Sunday, September 11, 2011
ten years later
I do remember Emily Jones Hutton coming into my bedroom at the Chi O house and telling me something happened to the World Trade Center in New York. I remember her telling me that her dad thought it happened because America is friends with Israel. I remember turning on the TV immediately, but I don’t remember what I saw then.
I had to go to Mississippi History in Allen Hall at 9:30, and I remember the buzz in the halls and in the classroom. Talk of the first (North) tower being hit, then the second (South). The second tower collapsed, followed a few minutes later by the first. I don’t remember another thing about class that day – what we talked about or whether the teacher showed up. I don’t even remember how or when I heard about the crashes into the Pentagon or the field in Shanksville, Penn.
After class, I met up with Kell at a shuttle stop, but I don’t remember which one. We sat glued to the TV that entire afternoon, watching Rudy Guiliani walk through the dusty streets of Manhattan with some other men in suits and hard hats.

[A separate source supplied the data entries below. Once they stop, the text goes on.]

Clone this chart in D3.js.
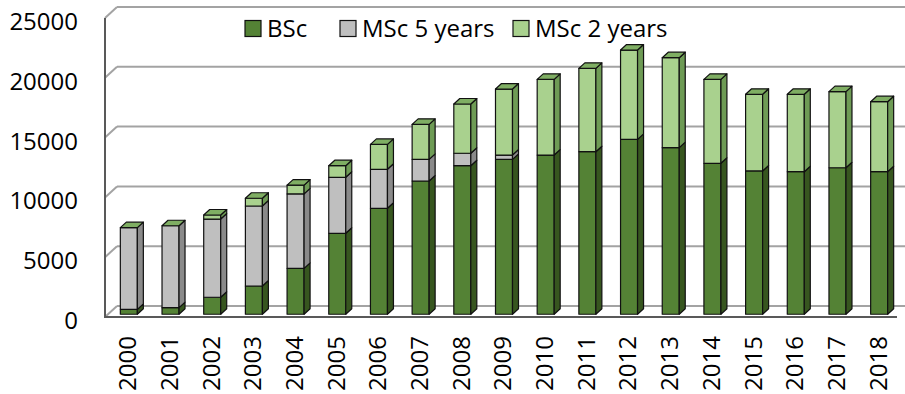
<!DOCTYPE html>
<html>
<head>
<meta charset="utf-8">
<script src="https://cdn.jsdelivr.net/npm/d3@7"></script>
<style>
  html, body { margin: 0; padding: 0; background: #fff; }
  svg { display: block; font-family: "Open Sans", "Noto Sans", sans-serif; }
</style>
</head>
<body>
<svg id="chart" width="905" height="394"></svg>
<script>
// Graduates per year by programme type
const years = ["2000","2001","2002","2003","2004","2005","2006","2007","2008","2009",
               "2010","2011","2012","2013","2014","2015","2016","2017","2018"];
const bsc   = [410, 550, 1420, 2360, 3840, 6770, 8860, 11140, 12420, 12950,
               13310, 13590, 14620, 13930, 12620, 11980, 11920, 12250, 11920];
const msc5  = [6830, 6850, 6540, 6690, 6220, 4680, 3260, 1810, 1040, 360,
               0, 0, 0, 0, 0, 0, 0, 0, 0];
const msc2  = [0, 0, 340, 650, 740, 970, 2080, 2930, 4120, 5520,
               6330, 6970, 7470, 7520, 7020, 6410, 6470, 6360, 5850];
const seriesNames = ["BSc", "MSc 5 years", "MSc 2 years"];
const yTicks = [0, 5000, 10000, 15000, 20000, 25000];

// face colours per series: front, side, top
const palette = [
  { front: "#548235", side: "#37561f", top: "#4a7530" },
  { front: "#bfbfbf", side: "#8a8a8a", top: "#a8a8a8" },
  { front: "#a9d18e", side: "#6e9b55", top: "#7fae63" }
];

const svg = d3.select("#chart");

// oblique 3D projection: z = 0 front plane, z = 1 back wall
const DX = 12, DY = 11;
const y = d3.scaleLinear().domain([0, 25000]).range([317, 18]);
const x = d3.scaleBand().domain(years).range([105, 897])
  .paddingInner(0.592).paddingOuter(0.296);
const P = (xf, v, z) => [xf + z * DX, y(v) - z * DY];

// walls: back-wall gridlines and side-wall diagonals
const grid = svg.append("g");
yTicks.forEach(t => {
  const a = P(105, t, 0), b = P(105, t, 1);
  grid.append("line").attr("x1", b[0]).attr("y1", b[1]).attr("x2", 910).attr("y2", b[1])
    .attr("stroke", "#a3a3a3").attr("stroke-width", 2);
  grid.append("line").attr("x1", a[0]).attr("y1", a[1]).attr("x2", b[0]).attr("y2", b[1])
    .attr("stroke", "#a3a3a3").attr("stroke-width", 2);
});
// left axis and floor front edge
grid.append("line").attr("x1", 105).attr("y1", y(25000)).attr("x2", 105).attr("y2", y(0))
  .attr("stroke", "#595959").attr("stroke-width", 2);
grid.append("line").attr("x1", 104).attr("y1", y(0)).attr("x2", 897).attr("y2", y(0))
  .attr("stroke", "#595959").attr("stroke-width", 2);

// stacked data
const stack = d3.stack().keys([0, 1, 2]).value((d, k) => d[k]);
const rows = years.map((yr, i) => { const r = [bsc[i], msc5[i], msc2[i]]; r.year = yr; return r; });
const layers = stack(rows);

const z0 = 0.25, z1 = 0.75;
const bars = svg.append("g");
const poly = pts => pts.map(p => p.join(",")).join(" ");

years.forEach((yr, i) => {
  const xl = x(yr), xr = x(yr) + x.bandwidth();
  const g = bars.append("g");
  layers.forEach((layer, s) => {
    const [lo, hi] = layer[i];
    if (hi - lo <= 0) return;
    const c = palette[s];
    // front face
    g.append("polygon")
      .attr("points", poly([P(xl, lo, z0), P(xr, lo, z0), P(xr, hi, z0), P(xl, hi, z0)]))
      .attr("fill", c.front).attr("stroke", "#111").attr("stroke-width", 1.2).attr("stroke-linejoin", "round");
    // right side face
    g.append("polygon")
      .attr("points", poly([P(xr, lo, z0), P(xr, lo, z1), P(xr, hi, z1), P(xr, hi, z0)]))
      .attr("fill", c.side).attr("stroke", "#111").attr("stroke-width", 1.2).attr("stroke-linejoin", "round");
  });
  // top face of the last series in the stack
  const top = layers[2][i][1];
  g.append("polygon")
    .attr("points", poly([P(xl, top, z0), P(xr, top, z0), P(xr, top, z1), P(xl, top, z1)]))
    .attr("fill", palette[2].top).attr("stroke", "#111").attr("stroke-width", 1.2).attr("stroke-linejoin", "round");
});

// y-axis tick labels
svg.append("g").selectAll("text").data(yTicks).join("text")
  .attr("x", 78).attr("y", d => y(d) + 3.5).attr("dy", "0.35em")
  .attr("text-anchor", "end").attr("font-size", 24).attr("fill", "#000")
  .text(d => d);

// category labels, rotated
svg.append("g").selectAll("text").data(years).join("text")
  .attr("transform", d => `translate(${x(d) + x.bandwidth() / 2 + 2},336) rotate(-90)`)
  .attr("text-anchor", "end").attr("dy", "0.35em")
  .attr("font-size", 24).attr("fill", "#000")
  .text(d => d);

// legend
const legendX = [245, 340, 513];
const legend = svg.append("g");
seriesNames.forEach((name, s) => {
  legend.append("rect").attr("x", legendX[s]).attr("y", 20.5).attr("width", 16).attr("height", 16)
    .attr("fill", palette[s].front).attr("stroke", "#111").attr("stroke-width", 1.2);
  legend.append("text").attr("x", legendX[s] + 22).attr("y", 28.5).attr("dy", "0.35em")
    .attr("font-size", 24).attr("fill", "#000").text(name);
});
</script>
</body>
</html>
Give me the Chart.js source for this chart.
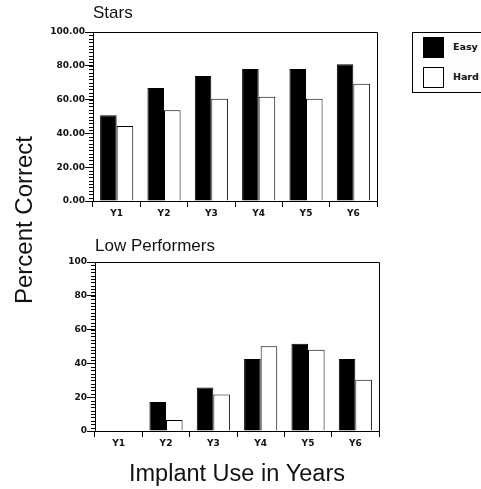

People were running everywhere, weeping, covered in grey. I remember all the printer paper all over the streets and huge clouds consuming all the paths and alleyways.
I remember skipping Speech that day (I was even on the schedule to deliver a speech), but I decided to attend my Newswriting class, simply because of the subject. Classmates were looking at each other, confused, shocked, talking about what they’d seen on TV. I remember our teacher saying we needed to pray for the victims and their families and the leadership of battered New York City and our vulnerable country.
I’ve heard so many people say they remember every moment of September 11, 2001. Unfortunately, I don’t. There are so many elements of that day that have escaped me.
But what I do remember, what’s burned in my brain, is the image of the firefighter going up the stairs of the WTC, his eyes locked forever in that photo, against the hysterical workers going down. I remember our President standing atop a pile of rubble, his arms around workers, declaring that our great nation would not be defeated by these acts of terrorism. I remember the unity that swamped us all. Americans. Not red or blue or Democrat or Republican. I remember Congress singing “God Bless America” on the steps of the Capitol. I remember hearing Paul Simon sing “The Boxer” on SNL that Saturday, accompanied by a trumpeter who worked for the NYPD.
How, in only ten years could so much have happened, yet so many things stay the same? What happened to the “Never Forget” posters and the newspaper flags we hung in our windows? Sure, we’re not all New Yorkers. We don’t walk past Ground Zero every day. Most of us didn’t lose a loved one. But moments, days like September 11, 2001 define a people and a nation and a world. We swore we’d always remember what it felt that day to be just an American.
Ten September 11ths later, we are all still Americans. We got Bin Laden. Contrary to what we hear on the news or read in papers, magazines or on the internet, it still doesn’t matter if we’re red, blue, Democrat or Republican. What does matter is how we treat each other, how we treated each other on September 12. There’s a reason some memories stay while others dissolve. Time protects us from much but cultivates what’s important.
Remember today, every day, what is truly, completely, absolutely important.